Recently, I worked on developing an Xcode source editor extension that needed to run some of our internal code formatters. These formatters are driven by configuration files that define how the tools should be executed. Because Xcode extensions must be sandboxed, they can’t directly access arbitrary file locations, including these configuration files.
To work around this, we used a container app to prompt users to select the location of the configuration files. We then created security-scoped bookmarks and passed them to the extension process. As expected, the standard way to share data between processes—such as an app and its extension—is by using Apple’s App Groups capability.

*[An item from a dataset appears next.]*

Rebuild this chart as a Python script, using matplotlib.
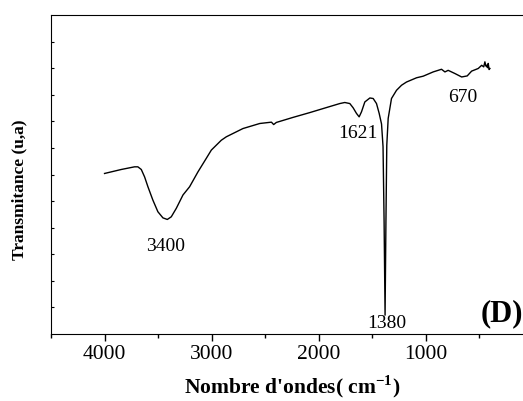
import matplotlib
matplotlib.use("Agg")
import matplotlib.pyplot as plt
from matplotlib.ticker import MultipleLocator

plt.rcParams['font.family'] = ['Liberation Serif', 'DejaVu Serif']
plt.rcParams['mathtext.fontset'] = 'custom'
plt.rcParams['mathtext.rm'] = 'Liberation Serif:bold'
plt.rcParams['mathtext.bf'] = 'Liberation Serif:bold'

# FTIR spectrum (arbitrary transmittance units)
wavenumber = [4000, 3844, 3720, 3689, 3657, 3626, 3595, 3549, 3502, 3455, 3414,
              3377, 3330, 3268, 3206, 3128, 3050, 3003, 2910, 2863, 2708, 2551,
              2442, 2421, 2396, 2240, 2084, 1928, 1804, 1757, 1710, 1679, 1648,
              1623, 1601, 1570, 1523, 1492, 1461, 1436, 1414, 1400, 1390, 1381,
              1373, 1365, 1352, 1321, 1274, 1227, 1181, 1087, 1025, 932, 854,
              822, 792, 729, 666, 614, 573, 511, 479, 460, 449, 440, 433, 425,
              418, 410, 402]
transmittance = [6.04, 6.19, 6.29, 6.29, 6.19, 5.91, 5.54, 5.04, 4.60, 4.37, 4.31,
                 4.41, 4.73, 5.23, 5.54, 6.10, 6.61, 6.92, 7.29, 7.42, 7.73, 7.92,
                 7.97, 7.88, 7.96, 8.15, 8.33, 8.52, 8.67, 8.71, 8.67, 8.51, 8.30,
                 8.17, 8.36, 8.73, 8.88, 8.86, 8.67, 8.30, 7.90, 7.05, 4.2, 0.71,
                 4.2, 7.1, 8.11, 8.86, 9.17, 9.36, 9.48, 9.64, 9.70, 9.86, 9.96,
                 9.86, 9.92, 9.80, 9.67, 9.71, 9.89, 9.99, 10.11, 10.05, 10.24, 10.08,
                 10.11, 10.02, 10.18, 9.95, 9.99]

peak_labels = ["3400", "1621", "1380", "670"]
peak_label_x = [3433, 1635, 1367, 657]
peak_label_y = [3.30, 7.55, 0.38, 8.90]

xticks = [4000, 3000, 2000, 1000]

fig = plt.figure(figsize=(5.23, 4.01), dpi=100)
ax = fig.add_axes([0.0975, 0.167, 0.9216, 0.7955])

ax.plot(wavenumber, transmittance, color='black', lw=1.0)

ax.set_xlim(4500, 0)
ax.set_ylim(0, 12)
ax.set_xticks(xticks)
ax.set_xticklabels([str(t) for t in xticks])
ax.xaxis.set_minor_locator(MultipleLocator(500))
ax.set_yticks(range(1, 12))
ax.set_yticklabels([])

ax.tick_params(axis='x', which='major', direction='out', length=5, width=1,
               labelsize=15.5, pad=3)
ax.tick_params(axis='x', which='minor', direction='out', length=3, width=1)
ax.tick_params(axis='y', which='major', direction='in', length=2.5, width=0.8)
ax.spines['right'].set_visible(False)

for lab, x, y in zip(peak_labels, peak_label_x, peak_label_y):
    ax.text(x, y, lab, ha='center', va='center', fontsize=14)

ax.text(486, 0.78, "(D)", ha='left', va='center', fontsize=22, fontweight='bold',
        clip_on=False)

ax.set_xlabel(r"Nombre d'ondes( cm$^{\mathbf{-1}}$)", fontsize=15.5,
              fontweight='bold', labelpad=7)
ax.set_ylabel("Transmitance (u,a)", fontsize=12.5, fontweight='bold')
ax.yaxis.set_label_coords(-0.05, 0.451)

fig.savefig("out.png", dpi=100)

After setting this up, I noticed that the extension kept prompting the user to grant access to the shared files, even though both the app and extension were part of the same app group. This was unexpected—intuitively, accessing files within your own shared container shouldn’t trigger permission prompts.
The mistake
Coming from an iOS background, I defined the app group ID like this:
<key>com.apple.security.application-groups</key>
<array>
<string>group.example.app</string>
</array>
After running both the app and the extension and inspecting ~/Library/Group Containers/, it was clear that the shared container had been created. However, what I missed is that on macOS, App Group identifiers must be prefixed with the Team ID (for example, TEAMID.group.example.app). This allows the system to correctly associate the app group with your developer account and properly link the app and its extension.
Without this prefix, the container may still appear to exist, but entitlement validation and access behavior can be inconsistent—leading to issues like repeated permission prompts.
Conclusion
This turned out to be one of those frustrating issues where the root cause isn’t immediately obvious, even after checking open-source projects and documentation. To be fair, Apple does document this requirement—but it’s easy to overlook, especially since iOS does not require this detail and doesn’t expose the same behavior as clearly.